▸ **Records from a data collection**
..........
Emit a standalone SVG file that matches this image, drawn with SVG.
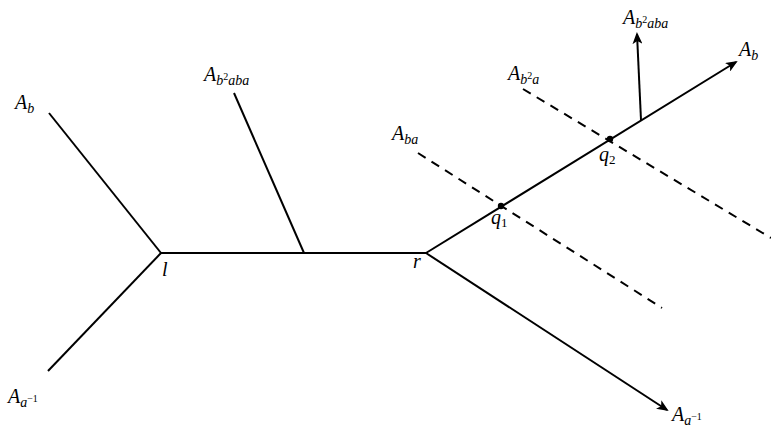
<svg xmlns="http://www.w3.org/2000/svg" width="771" height="430" viewBox="0 0 771 430">
<style>
.e{stroke:#000;stroke-width:2;fill:none}
.d{stroke:#000;stroke-width:2;fill:none;stroke-dasharray:9,7}
text{font-family:"Liberation Serif","DejaVu Serif",serif;font-style:italic;fill:#000}
.m{font-size:20px}
.s{font-size:14px}
.t{font-size:10px;font-style:normal}
</style>
<defs>
<marker id="ar" viewBox="0 0 12 10" refX="10" refY="5" markerWidth="6" markerHeight="5" orient="auto" markerUnits="strokeWidth">
<path d="M0,0 L12,5 L0,10 L3,5 Z" fill="#000"/>
</marker>
</defs>
<rect width="771" height="430" fill="#fff"/>
<g id="connectors">
<line class="e" x1="161" y1="253" x2="426" y2="253"/>
<line class="e" x1="161" y1="253" x2="49" y2="113"/>
<line class="e" x1="161" y1="253" x2="48" y2="371"/>
<line class="e" x1="304" y1="253" x2="234" y2="93"/>
<line class="e" x1="426" y1="253" x2="667" y2="410" marker-end="url(#ar)"/>
<line class="e" x1="426" y1="253" x2="736" y2="62" marker-end="url(#ar)"/>
<line class="e" x1="641" y1="120" x2="637" y2="34" marker-end="url(#ar)"/>
<line class="d" x1="418" y1="153" x2="662" y2="308"/>
<line class="d" x1="523" y1="89" x2="771" y2="238"/>
</g>
<g id="l"><text class="m" x="162" y="276">l</text></g>
<g id="r"><text class="m" x="413" y="268">r</text></g>
<g id="q1"><circle cx="501" cy="206" r="3.2"/><text class="m" x="491" y="224">q<tspan class="t" dy="3" style="font-size:13px">1</tspan></text></g>
<g id="q2"><circle cx="610" cy="139" r="3.2"/><text class="m" x="599" y="161">q<tspan class="t" dy="3" style="font-size:13px">2</tspan></text></g>
<g id="Ab-left"><text class="m" x="15" y="109">A<tspan class="s" dy="4">b</tspan></text></g>
<g id="Ab2aba-mid"><text class="m" x="204" y="81">A<tspan class="s" dy="4">b</tspan><tspan class="t" dy="-5">2</tspan><tspan class="s" dy="5">aba</tspan></text></g>
<g id="Aba"><text class="m" x="392" y="140">A<tspan class="s" dy="4">ba</tspan></text></g>
<g id="Ab2a"><text class="m" x="508" y="80">A<tspan class="s" dy="4">b</tspan><tspan class="t" dy="-5">2</tspan><tspan class="s" dy="5">a</tspan></text></g>
<g id="Ab2aba-top"><text class="m" x="623" y="24">A<tspan class="s" dy="4">b</tspan><tspan class="t" dy="-5">2</tspan><tspan class="s" dy="5">aba</tspan></text></g>
<g id="Ab-right"><text class="m" x="739" y="56">A<tspan class="s" dy="4">b</tspan></text></g>
<g id="Aainv-left"><text class="m" x="8" y="403">A<tspan class="s" dy="4">a</tspan><tspan class="t" dy="-5">−1</tspan></text></g>
<g id="Aainv-right"><text class="m" x="672" y="421">A<tspan class="s" dy="4">a</tspan><tspan class="t" dy="-5">−1</tspan></text></g>
</svg>
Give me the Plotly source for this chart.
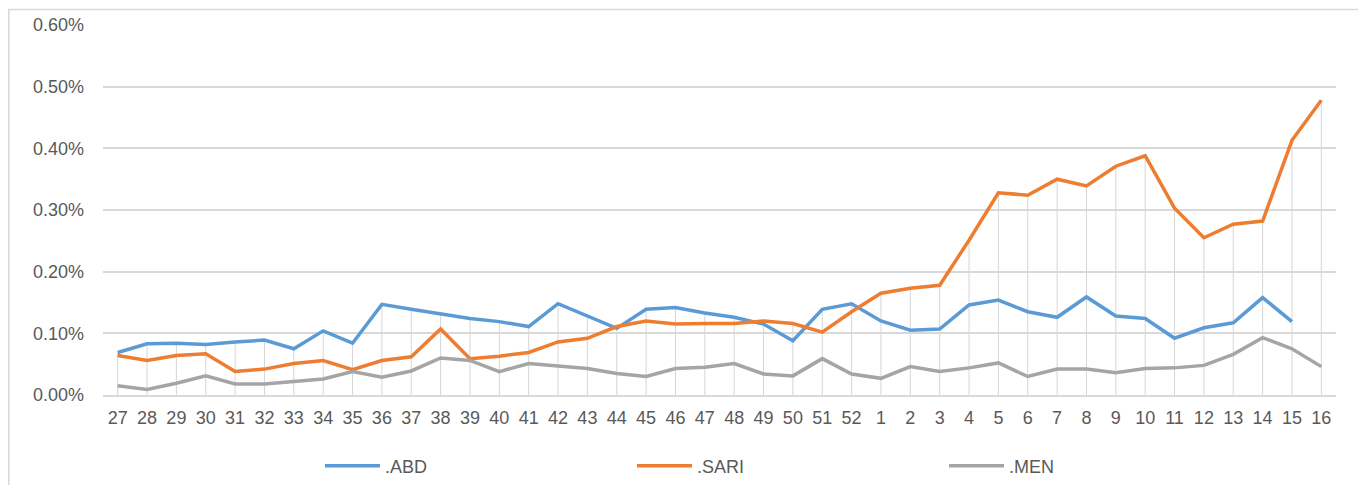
import plotly.graph_objects as go

weeks = ["27", "28", "29", "30", "31", "32", "33", "34", "35", "36", "37", "38", "39", "40",
         "41", "42", "43", "44", "45", "46", "47", "48", "49", "50", "51", "52", "1", "2",
         "3", "4", "5", "6", "7", "8", "9", "10", "11", "12", "13", "14", "15", "16"]

abd = [0.069, 0.083, 0.084, 0.082, 0.086, 0.089, 0.075, 0.104, 0.084, 0.147, 0.139, 0.131,
       0.124, 0.119, 0.111, 0.148, 0.128, 0.108, 0.139, 0.142, 0.133, 0.126, 0.115, 0.088,
       0.139, 0.148, 0.120, 0.105, 0.107, 0.146, 0.154, 0.135, 0.126, 0.159, 0.128, 0.124,
       0.092, 0.109, 0.117, 0.158, 0.119, None]

sari = [0.064, 0.056, 0.064, 0.067, 0.038, 0.042, 0.051, 0.056, 0.041, 0.056, 0.062, 0.107,
        0.059, 0.063, 0.069, 0.086, 0.092, 0.111, 0.120, 0.115, 0.116, 0.116, 0.120, 0.116,
        0.102, 0.135, 0.165, 0.173, 0.178, 0.251, 0.328, 0.324, 0.350, 0.339, 0.371, 0.388,
        0.303, 0.255, 0.277, 0.282, 0.413, 0.478]

men = [0.015, 0.009, 0.019, 0.031, 0.018, 0.018, 0.022, 0.026, 0.038, 0.029, 0.039, 0.060,
       0.056, 0.038, 0.051, 0.047, 0.043, 0.035, 0.030, 0.043, 0.045, 0.051, 0.034, 0.031,
       0.059, 0.034, 0.027, 0.046, 0.038, 0.044, 0.052, 0.030, 0.042, 0.042, 0.036, 0.043,
       0.044, 0.048, 0.066, 0.093, 0.075, 0.046]

y_ticks = [0.0, 0.1, 0.2, 0.3, 0.4, 0.5, 0.6]
y_tick_text = ["0.00%", "0.10%", "0.20%", "0.30%", "0.40%", "0.50%", "0.60%"]

series = [(".ABD", abd, "#5b9bd5"), (".SARI", sari, "#ed7d31"), (".MEN", men, "#a5a5a5")]

# drop lines: from the highest series value at each week down to the axis
drop_x, drop_y = [], []
for i, w in enumerate(weeks):
    vals = [s[i] for _, s, _ in series if s[i] is not None]
    drop_x += [w, w, None]
    drop_y += [0, max(vals), None]

fig = go.Figure()
fig.add_trace(go.Scatter(x=drop_x, y=drop_y, mode="lines", showlegend=False,
                         hoverinfo="skip", line=dict(color="#d6d6d6", width=1)))
for name, vals, color in series:
    fig.add_trace(go.Scatter(x=weeks, y=vals, name=name, mode="lines",
                             line=dict(color=color, width=3.5), connectgaps=False))

# page has an 8px body margin; figure coordinates = page coordinates - 8
OFF = 8
W, H = 1366 - OFF, 485 - OFF
L, R, T, B = 103 - OFF, 30, 25 - OFF, 90
pw, ph = W - L - R, H - T - B

def px_x(p):
    return (p - OFF - L) / pw

def px_y(p):
    return (H - B - (p - OFF)) / ph

font = dict(family="Liberation Sans, Arial, sans-serif", size=18, color="#595959")

fig.update_layout(
    width=W, height=H,
    margin=dict(l=L, r=R, t=T, b=B, autoexpand=False),
    paper_bgcolor="white", plot_bgcolor="white",
    font=font,
    showlegend=True,
    legend=dict(orientation="h", x=px_x(320), xanchor="left", y=px_y(466), yanchor="middle",
                entrywidth=242, entrywidthmode="pixels", itemwidth=55,
                font=font, bgcolor="rgba(0,0,0,0)"),
    shapes=[dict(type="rect", xref="paper", yref="paper",
                 x0=px_x(8.8), x1=px_x(1362), y0=px_y(9.5), y1=px_y(500),
                 line=dict(color="#d9d9d9", width=1.5), layer="below")],
)
fig.update_xaxes(type="category", categoryorder="array", categoryarray=weeks,
                 range=[-0.5, len(weeks) - 0.5],
                 showgrid=False, showline=True, linecolor="#d9d9d9", linewidth=1.5,
                 ticks="", ticklabelstandoff=6, tickfont=font, zeroline=False)
fig.update_yaxes(range=[0, 0.6], tickvals=y_ticks, ticktext=y_tick_text,
                 showgrid=True, gridcolor="#d9d9d9", gridwidth=1.5, zeroline=False,
                 showline=False, ticks="", ticklabelstandoff=18, tickfont=font)

fig.write_html("out.html")
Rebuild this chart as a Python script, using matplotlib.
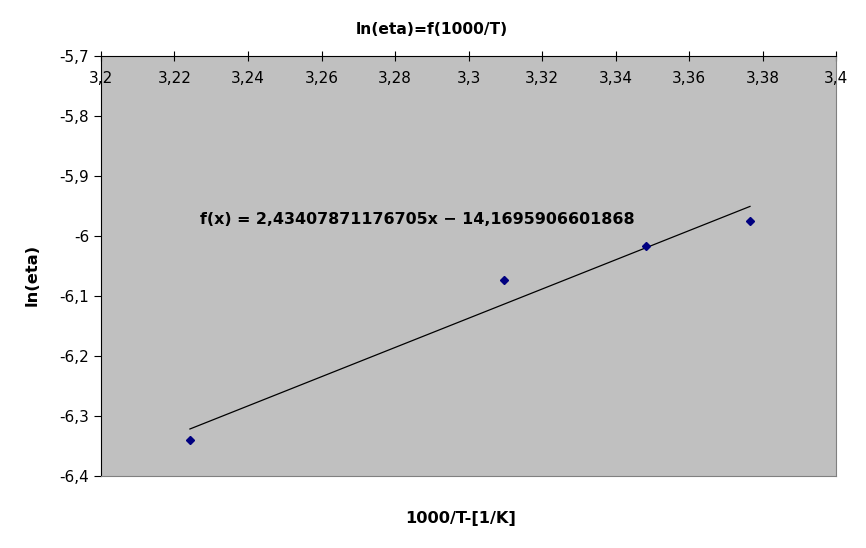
..........
▸ **THE EXERCISE**
Search the lines above for the string "chart", then show every one that has it.

▸ **TASK ANSWER**
Give me the Plotly source for this chart.
Rebuild this chart as a Python script, using matplotlib.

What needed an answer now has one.